WHAT YOU NEED TO DO ->
Scan the lines below for the string "size" and copy every one that has it.

SOURCE MATERIAL ->
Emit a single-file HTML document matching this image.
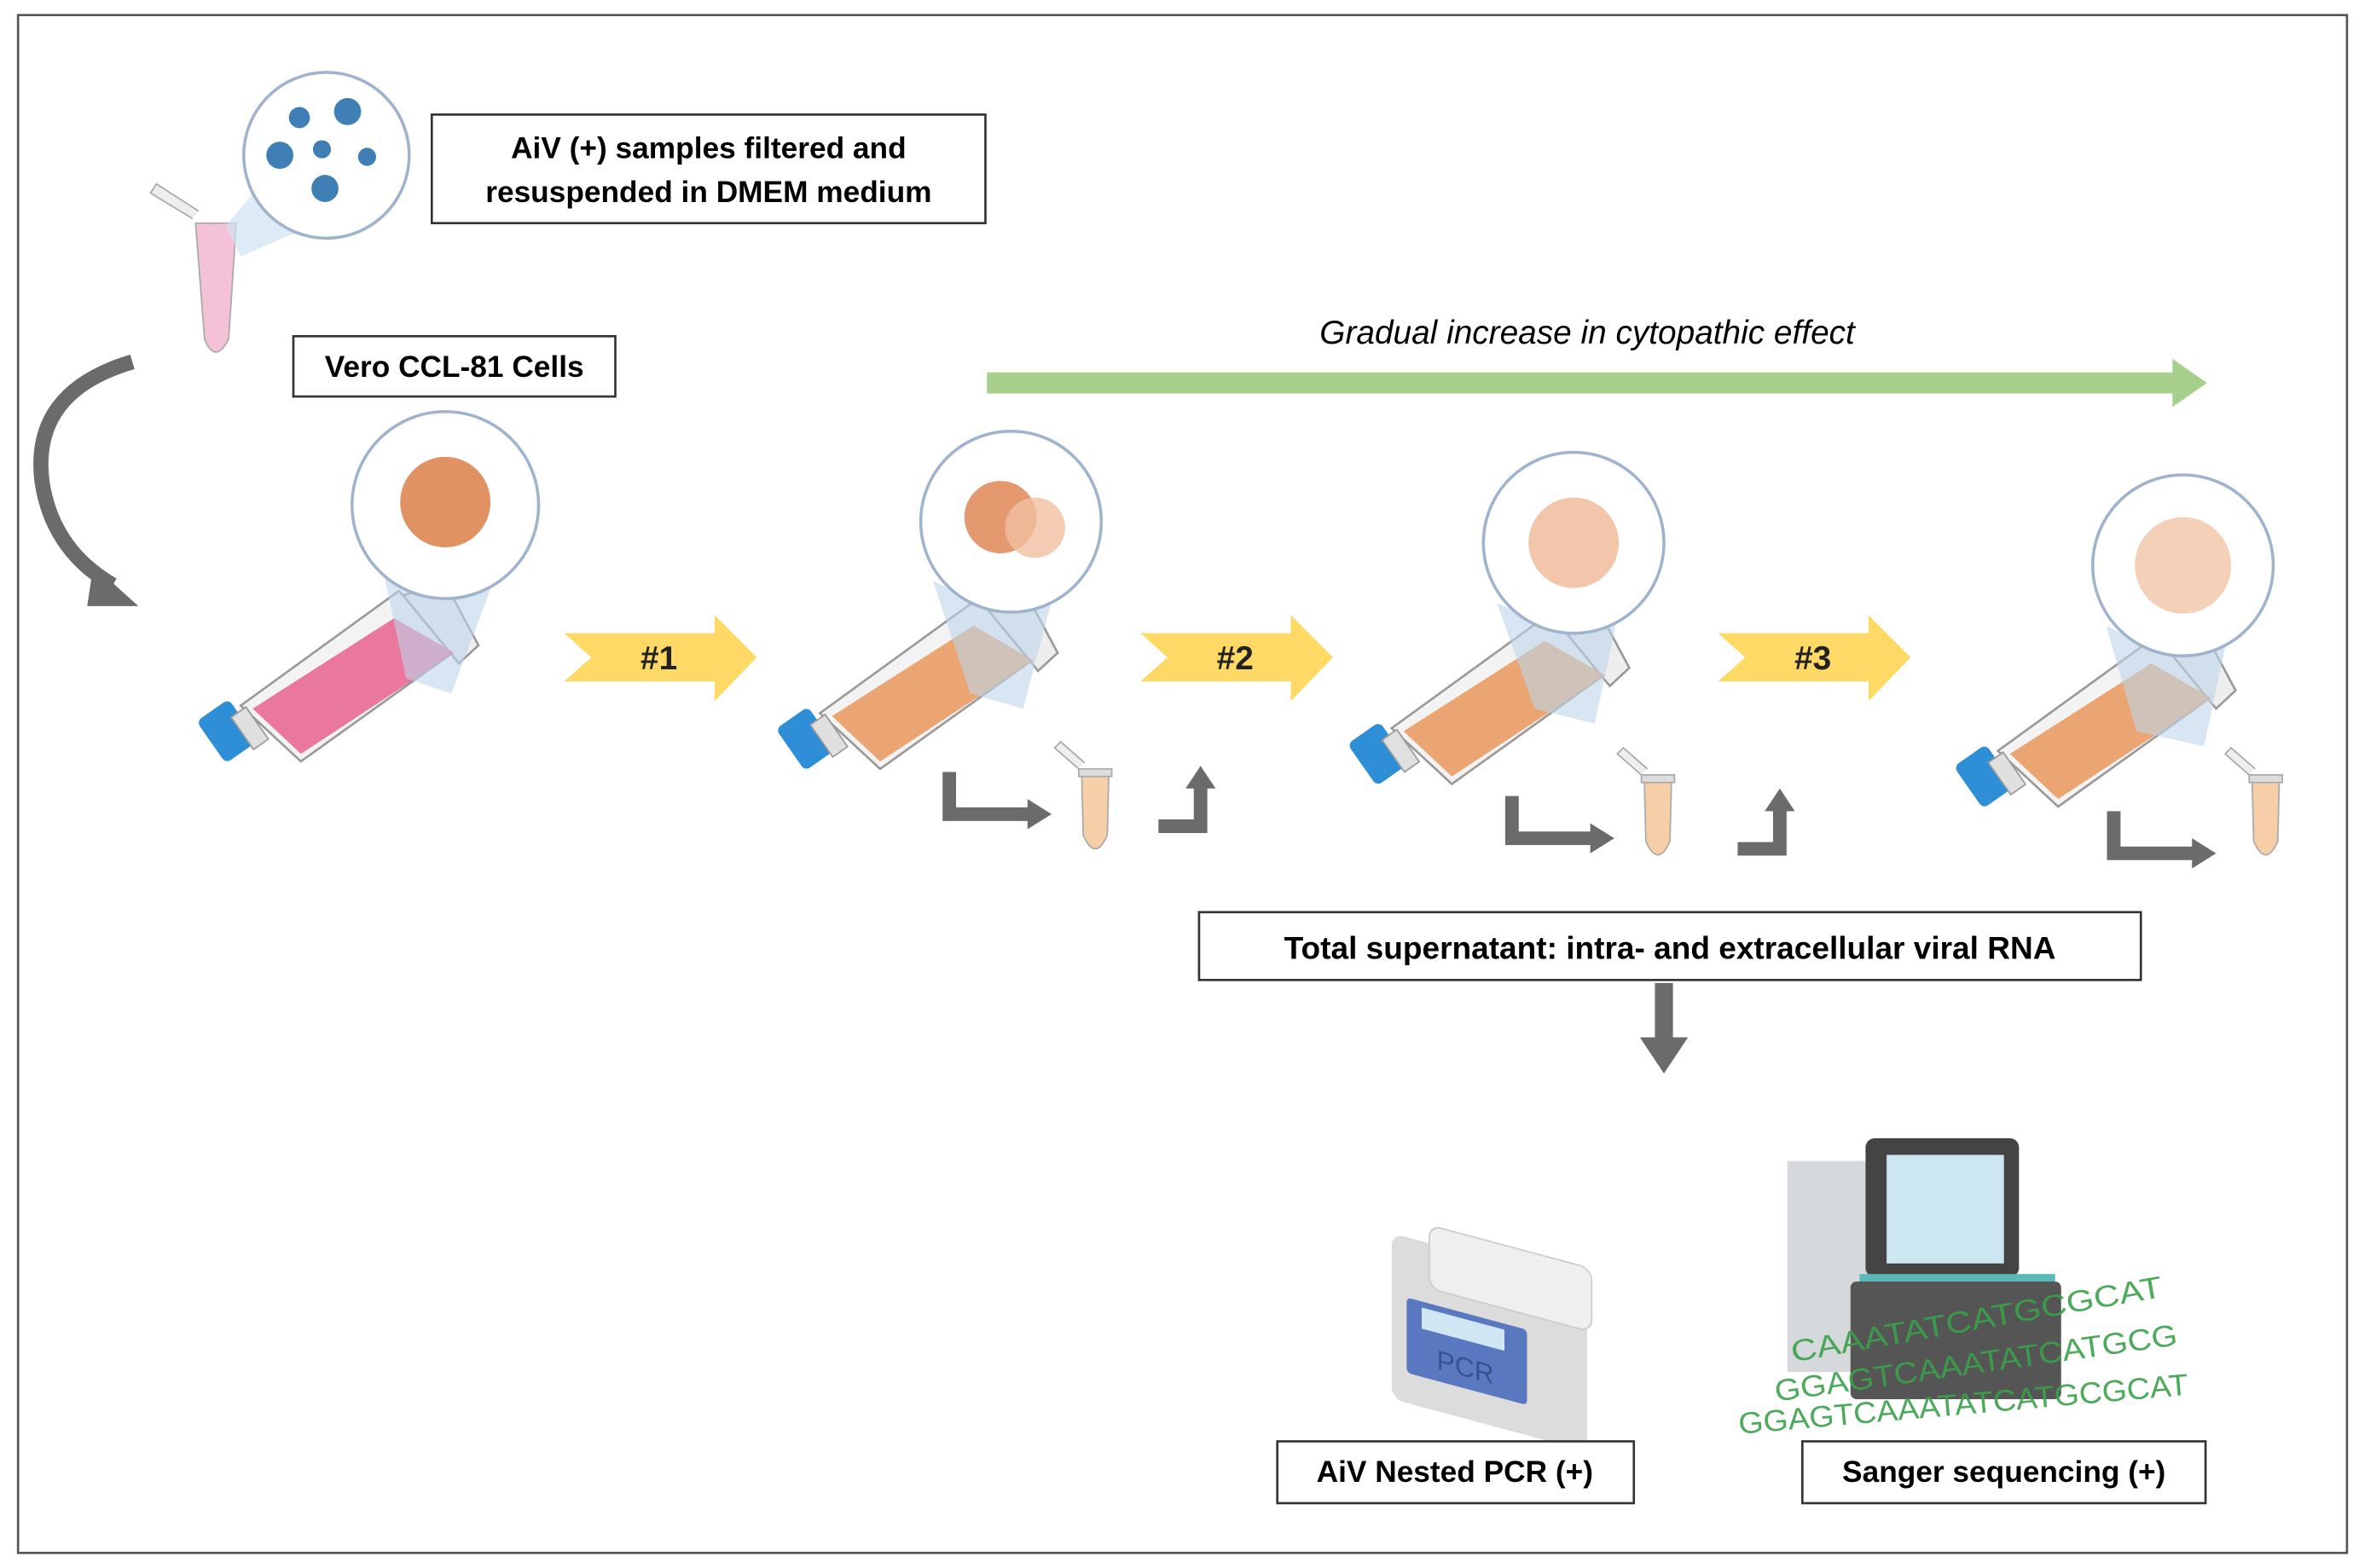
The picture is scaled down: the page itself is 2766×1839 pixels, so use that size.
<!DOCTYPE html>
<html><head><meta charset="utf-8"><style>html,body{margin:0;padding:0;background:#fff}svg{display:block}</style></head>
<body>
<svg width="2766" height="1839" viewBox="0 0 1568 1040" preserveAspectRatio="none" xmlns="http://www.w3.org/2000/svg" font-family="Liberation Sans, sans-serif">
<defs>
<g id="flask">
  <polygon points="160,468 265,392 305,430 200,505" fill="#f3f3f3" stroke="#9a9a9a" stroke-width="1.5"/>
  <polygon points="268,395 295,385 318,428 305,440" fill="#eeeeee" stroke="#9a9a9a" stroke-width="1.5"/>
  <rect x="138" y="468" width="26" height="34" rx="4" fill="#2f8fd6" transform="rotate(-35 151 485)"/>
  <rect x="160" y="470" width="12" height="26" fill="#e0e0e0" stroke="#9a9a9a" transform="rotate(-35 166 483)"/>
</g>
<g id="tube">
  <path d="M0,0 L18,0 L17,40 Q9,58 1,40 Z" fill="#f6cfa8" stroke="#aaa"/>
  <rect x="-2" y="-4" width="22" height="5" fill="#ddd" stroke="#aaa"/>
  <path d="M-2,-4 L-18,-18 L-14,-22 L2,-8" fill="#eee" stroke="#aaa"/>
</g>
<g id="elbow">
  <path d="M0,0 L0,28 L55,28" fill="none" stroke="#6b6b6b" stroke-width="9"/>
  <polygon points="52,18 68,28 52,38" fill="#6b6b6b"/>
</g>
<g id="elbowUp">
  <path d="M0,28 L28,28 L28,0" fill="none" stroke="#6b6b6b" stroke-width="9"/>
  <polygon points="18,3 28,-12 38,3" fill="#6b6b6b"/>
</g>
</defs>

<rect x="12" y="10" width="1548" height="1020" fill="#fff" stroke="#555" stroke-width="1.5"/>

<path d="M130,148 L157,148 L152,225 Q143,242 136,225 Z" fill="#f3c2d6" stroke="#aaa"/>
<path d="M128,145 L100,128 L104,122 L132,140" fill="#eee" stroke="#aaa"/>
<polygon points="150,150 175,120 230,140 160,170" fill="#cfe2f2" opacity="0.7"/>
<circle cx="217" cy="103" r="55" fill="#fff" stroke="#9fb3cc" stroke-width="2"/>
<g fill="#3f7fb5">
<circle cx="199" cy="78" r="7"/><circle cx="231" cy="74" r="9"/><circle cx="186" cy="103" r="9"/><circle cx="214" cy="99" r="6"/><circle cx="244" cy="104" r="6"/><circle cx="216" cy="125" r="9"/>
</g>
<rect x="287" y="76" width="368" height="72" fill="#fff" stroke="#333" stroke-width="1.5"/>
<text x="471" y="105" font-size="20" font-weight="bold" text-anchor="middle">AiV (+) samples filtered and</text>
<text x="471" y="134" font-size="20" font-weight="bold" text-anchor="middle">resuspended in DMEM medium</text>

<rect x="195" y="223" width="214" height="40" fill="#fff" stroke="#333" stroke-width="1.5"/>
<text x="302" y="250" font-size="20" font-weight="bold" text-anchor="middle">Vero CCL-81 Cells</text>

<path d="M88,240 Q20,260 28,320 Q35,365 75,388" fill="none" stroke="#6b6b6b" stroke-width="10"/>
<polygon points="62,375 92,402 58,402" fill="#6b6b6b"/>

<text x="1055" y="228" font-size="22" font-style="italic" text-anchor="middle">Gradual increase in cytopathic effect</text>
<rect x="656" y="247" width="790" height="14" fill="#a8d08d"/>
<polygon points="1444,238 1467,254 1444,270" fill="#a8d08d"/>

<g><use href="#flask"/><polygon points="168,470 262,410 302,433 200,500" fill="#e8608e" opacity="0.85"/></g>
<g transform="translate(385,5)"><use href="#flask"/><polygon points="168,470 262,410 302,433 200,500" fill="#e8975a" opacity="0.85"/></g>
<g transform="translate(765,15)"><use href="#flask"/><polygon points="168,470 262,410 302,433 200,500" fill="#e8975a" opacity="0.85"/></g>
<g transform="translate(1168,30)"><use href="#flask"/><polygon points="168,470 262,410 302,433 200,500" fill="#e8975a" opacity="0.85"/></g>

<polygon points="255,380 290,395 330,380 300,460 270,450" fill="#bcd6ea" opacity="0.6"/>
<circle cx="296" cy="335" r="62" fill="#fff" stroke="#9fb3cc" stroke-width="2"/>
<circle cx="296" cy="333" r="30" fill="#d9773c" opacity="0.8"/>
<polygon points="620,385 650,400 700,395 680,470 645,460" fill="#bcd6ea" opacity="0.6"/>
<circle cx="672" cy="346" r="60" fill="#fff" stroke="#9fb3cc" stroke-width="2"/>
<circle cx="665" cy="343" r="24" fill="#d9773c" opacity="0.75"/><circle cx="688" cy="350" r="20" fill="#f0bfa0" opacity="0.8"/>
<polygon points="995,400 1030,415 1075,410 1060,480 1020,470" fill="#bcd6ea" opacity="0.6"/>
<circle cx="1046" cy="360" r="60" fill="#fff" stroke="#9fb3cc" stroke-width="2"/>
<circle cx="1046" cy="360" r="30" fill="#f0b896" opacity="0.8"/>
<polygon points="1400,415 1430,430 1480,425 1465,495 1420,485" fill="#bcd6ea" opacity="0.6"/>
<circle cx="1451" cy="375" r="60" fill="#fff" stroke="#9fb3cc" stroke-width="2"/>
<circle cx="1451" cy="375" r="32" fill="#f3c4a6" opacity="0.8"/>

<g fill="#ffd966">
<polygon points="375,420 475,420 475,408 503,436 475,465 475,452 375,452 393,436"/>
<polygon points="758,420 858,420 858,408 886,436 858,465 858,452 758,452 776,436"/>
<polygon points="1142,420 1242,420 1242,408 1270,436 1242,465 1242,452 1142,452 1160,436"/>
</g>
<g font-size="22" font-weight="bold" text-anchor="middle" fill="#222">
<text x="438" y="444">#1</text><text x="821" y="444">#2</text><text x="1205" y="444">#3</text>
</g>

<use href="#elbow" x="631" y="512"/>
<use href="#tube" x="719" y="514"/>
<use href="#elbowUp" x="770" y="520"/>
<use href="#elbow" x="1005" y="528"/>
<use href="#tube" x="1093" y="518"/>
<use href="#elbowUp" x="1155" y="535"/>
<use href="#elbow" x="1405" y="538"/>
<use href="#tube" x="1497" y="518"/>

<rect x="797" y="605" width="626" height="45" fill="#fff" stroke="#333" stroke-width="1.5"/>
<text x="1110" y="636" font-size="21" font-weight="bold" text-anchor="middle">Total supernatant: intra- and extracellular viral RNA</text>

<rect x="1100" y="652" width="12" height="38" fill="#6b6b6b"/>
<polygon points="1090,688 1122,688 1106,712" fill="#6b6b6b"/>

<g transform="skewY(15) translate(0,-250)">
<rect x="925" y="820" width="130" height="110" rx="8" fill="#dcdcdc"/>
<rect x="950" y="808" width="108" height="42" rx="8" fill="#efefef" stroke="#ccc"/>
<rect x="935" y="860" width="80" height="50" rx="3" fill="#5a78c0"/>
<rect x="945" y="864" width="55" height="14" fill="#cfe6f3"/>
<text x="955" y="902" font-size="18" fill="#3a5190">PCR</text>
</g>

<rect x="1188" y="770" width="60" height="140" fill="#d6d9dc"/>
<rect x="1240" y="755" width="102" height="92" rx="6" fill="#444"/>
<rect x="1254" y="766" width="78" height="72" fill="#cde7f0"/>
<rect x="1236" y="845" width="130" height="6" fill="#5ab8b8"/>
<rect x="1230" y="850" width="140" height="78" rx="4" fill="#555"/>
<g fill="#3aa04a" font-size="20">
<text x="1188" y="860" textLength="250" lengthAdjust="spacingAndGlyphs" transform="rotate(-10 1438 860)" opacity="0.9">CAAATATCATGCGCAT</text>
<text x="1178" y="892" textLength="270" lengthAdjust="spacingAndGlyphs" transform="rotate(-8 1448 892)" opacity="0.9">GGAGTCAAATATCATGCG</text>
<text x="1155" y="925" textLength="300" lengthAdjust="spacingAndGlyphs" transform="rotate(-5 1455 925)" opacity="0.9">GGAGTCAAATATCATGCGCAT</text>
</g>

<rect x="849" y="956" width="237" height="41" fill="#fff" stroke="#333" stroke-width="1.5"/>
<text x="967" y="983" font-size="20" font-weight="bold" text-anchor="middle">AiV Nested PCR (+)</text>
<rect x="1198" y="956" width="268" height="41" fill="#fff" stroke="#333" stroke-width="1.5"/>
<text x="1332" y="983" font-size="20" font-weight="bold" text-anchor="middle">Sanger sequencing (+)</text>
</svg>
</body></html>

WORKED SOLUTION ->
The picture is scaled down: the page itself is 2766×1839 pixels, so use that size.
<text x="471" y="105" font-size="20" font-weight="bold" text-anchor="middle">AiV (+) samples filtered and</text>
<text x="471" y="134" font-size="20" font-weight="bold" text-anchor="middle">resuspended in DMEM medium</text>
<text x="302" y="250" font-size="20" font-weight="bold" text-anchor="middle">Vero CCL-81 Cells</text>
<text x="1055" y="228" font-size="22" font-style="italic" text-anchor="middle">Gradual increase in cytopathic effect</text>
<g font-size="22" font-weight="bold" text-anchor="middle" fill="#222">
<text x="1110" y="636" font-size="21" font-weight="bold" text-anchor="middle">Total supernatant: intra- and extracellular viral RNA</text>
<text x="955" y="902" font-size="18" fill="#3a5190">PCR</text>
<g fill="#3aa04a" font-size="20">
<text x="967" y="983" font-size="20" font-weight="bold" text-anchor="middle">AiV Nested PCR (+)</text>
<text x="1332" y="983" font-size="20" font-weight="bold" text-anchor="middle">Sanger sequencing (+)</text>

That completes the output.